PROVIDED DATA »

------------

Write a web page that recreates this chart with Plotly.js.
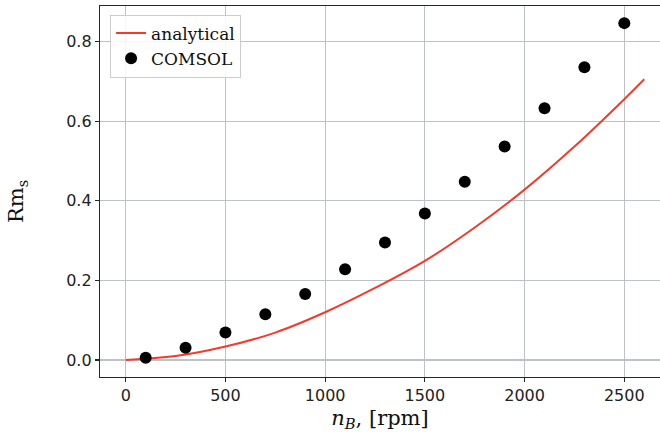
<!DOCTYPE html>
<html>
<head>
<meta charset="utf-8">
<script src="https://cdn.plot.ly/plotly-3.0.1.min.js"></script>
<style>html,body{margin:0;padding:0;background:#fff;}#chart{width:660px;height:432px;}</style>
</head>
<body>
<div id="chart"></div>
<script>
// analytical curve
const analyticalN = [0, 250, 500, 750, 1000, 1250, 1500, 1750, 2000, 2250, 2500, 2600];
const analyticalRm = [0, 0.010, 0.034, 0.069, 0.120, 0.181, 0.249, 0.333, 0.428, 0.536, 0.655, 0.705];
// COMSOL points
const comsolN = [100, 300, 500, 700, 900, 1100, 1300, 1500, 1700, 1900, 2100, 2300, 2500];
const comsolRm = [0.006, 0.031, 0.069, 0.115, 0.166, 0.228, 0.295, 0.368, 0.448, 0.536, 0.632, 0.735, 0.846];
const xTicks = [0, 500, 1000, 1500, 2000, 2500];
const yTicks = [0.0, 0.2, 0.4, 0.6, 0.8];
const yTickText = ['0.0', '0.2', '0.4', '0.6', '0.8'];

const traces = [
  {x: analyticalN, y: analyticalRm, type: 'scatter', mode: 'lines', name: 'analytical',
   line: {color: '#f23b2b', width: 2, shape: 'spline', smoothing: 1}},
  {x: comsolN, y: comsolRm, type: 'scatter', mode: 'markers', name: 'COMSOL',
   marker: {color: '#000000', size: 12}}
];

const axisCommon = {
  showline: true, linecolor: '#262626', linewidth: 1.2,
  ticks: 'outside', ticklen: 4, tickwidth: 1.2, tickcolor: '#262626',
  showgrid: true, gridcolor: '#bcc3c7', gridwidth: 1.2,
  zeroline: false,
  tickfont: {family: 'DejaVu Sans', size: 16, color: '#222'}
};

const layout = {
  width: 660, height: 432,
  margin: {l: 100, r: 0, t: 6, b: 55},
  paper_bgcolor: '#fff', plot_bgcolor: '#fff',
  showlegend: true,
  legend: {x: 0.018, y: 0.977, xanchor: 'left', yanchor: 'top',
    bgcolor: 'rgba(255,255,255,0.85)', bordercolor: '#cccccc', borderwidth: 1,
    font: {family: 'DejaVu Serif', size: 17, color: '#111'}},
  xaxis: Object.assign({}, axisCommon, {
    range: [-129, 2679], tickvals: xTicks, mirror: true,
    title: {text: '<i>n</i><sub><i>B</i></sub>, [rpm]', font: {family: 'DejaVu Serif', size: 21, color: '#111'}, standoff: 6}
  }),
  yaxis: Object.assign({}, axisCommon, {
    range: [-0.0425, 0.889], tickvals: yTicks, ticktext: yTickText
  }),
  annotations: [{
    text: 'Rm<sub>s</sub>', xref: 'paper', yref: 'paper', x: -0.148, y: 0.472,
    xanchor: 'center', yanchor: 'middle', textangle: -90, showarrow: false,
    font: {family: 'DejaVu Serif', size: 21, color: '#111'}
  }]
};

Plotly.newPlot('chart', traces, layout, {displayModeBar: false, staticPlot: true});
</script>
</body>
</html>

------------

GOAL » Repeat the listing above exactly, with no pictures.

FINISHED EXERCISE »
Write a web page that recreates this chart with Plotly.js.
<!DOCTYPE html>
<html>
<head>
<meta charset="utf-8">
<script src="https://cdn.plot.ly/plotly-3.0.1.min.js"></script>
<style>html,body{margin:0;padding:0;background:#fff;}#chart{width:660px;height:432px;}</style>
</head>
<body>
<div id="chart"></div>
<script>
// analytical curve
const analyticalN = [0, 250, 500, 750, 1000, 1250, 1500, 1750, 2000, 2250, 2500, 2600];
const analyticalRm = [0, 0.010, 0.034, 0.069, 0.120, 0.181, 0.249, 0.333, 0.428, 0.536, 0.655, 0.705];
// COMSOL points
const comsolN = [100, 300, 500, 700, 900, 1100, 1300, 1500, 1700, 1900, 2100, 2300, 2500];
const comsolRm = [0.006, 0.031, 0.069, 0.115, 0.166, 0.228, 0.295, 0.368, 0.448, 0.536, 0.632, 0.735, 0.846];
const xTicks = [0, 500, 1000, 1500, 2000, 2500];
const yTicks = [0.0, 0.2, 0.4, 0.6, 0.8];
const yTickText = ['0.0', '0.2', '0.4', '0.6', '0.8'];

const traces = [
  {x: analyticalN, y: analyticalRm, type: 'scatter', mode: 'lines', name: 'analytical',
   line: {color: '#f23b2b', width: 2, shape: 'spline', smoothing: 1}},
  {x: comsolN, y: comsolRm, type: 'scatter', mode: 'markers', name: 'COMSOL',
   marker: {color: '#000000', size: 12}}
];

const axisCommon = {
  showline: true, linecolor: '#262626', linewidth: 1.2,
  ticks: 'outside', ticklen: 4, tickwidth: 1.2, tickcolor: '#262626',
  showgrid: true, gridcolor: '#bcc3c7', gridwidth: 1.2,
  zeroline: false,
  tickfont: {family: 'DejaVu Sans', size: 16, color: '#222'}
};

const layout = {
  width: 660, height: 432,
  margin: {l: 100, r: 0, t: 6, b: 55},
  paper_bgcolor: '#fff', plot_bgcolor: '#fff',
  showlegend: true,
  legend: {x: 0.018, y: 0.977, xanchor: 'left', yanchor: 'top',
    bgcolor: 'rgba(255,255,255,0.85)', bordercolor: '#cccccc', borderwidth: 1,
    font: {family: 'DejaVu Serif', size: 17, color: '#111'}},
  xaxis: Object.assign({}, axisCommon, {
    range: [-129, 2679], tickvals: xTicks, mirror: true,
    title: {text: '<i>n</i><sub><i>B</i></sub>, [rpm]', font: {family: 'DejaVu Serif', size: 21, color: '#111'}, standoff: 6}
  }),
  yaxis: Object.assign({}, axisCommon, {
    range: [-0.0425, 0.889], tickvals: yTicks, ticktext: yTickText
  }),
  annotations: [{
    text: 'Rm<sub>s</sub>', xref: 'paper', yref: 'paper', x: -0.148, y: 0.472,
    xanchor: 'center', yanchor: 'middle', textangle: -90, showarrow: false,
    font: {family: 'DejaVu Serif', size: 21, color: '#111'}
  }]
};

Plotly.newPlot('chart', traces, layout, {displayModeBar: false, staticPlot: true});
</script>
</body>
</html>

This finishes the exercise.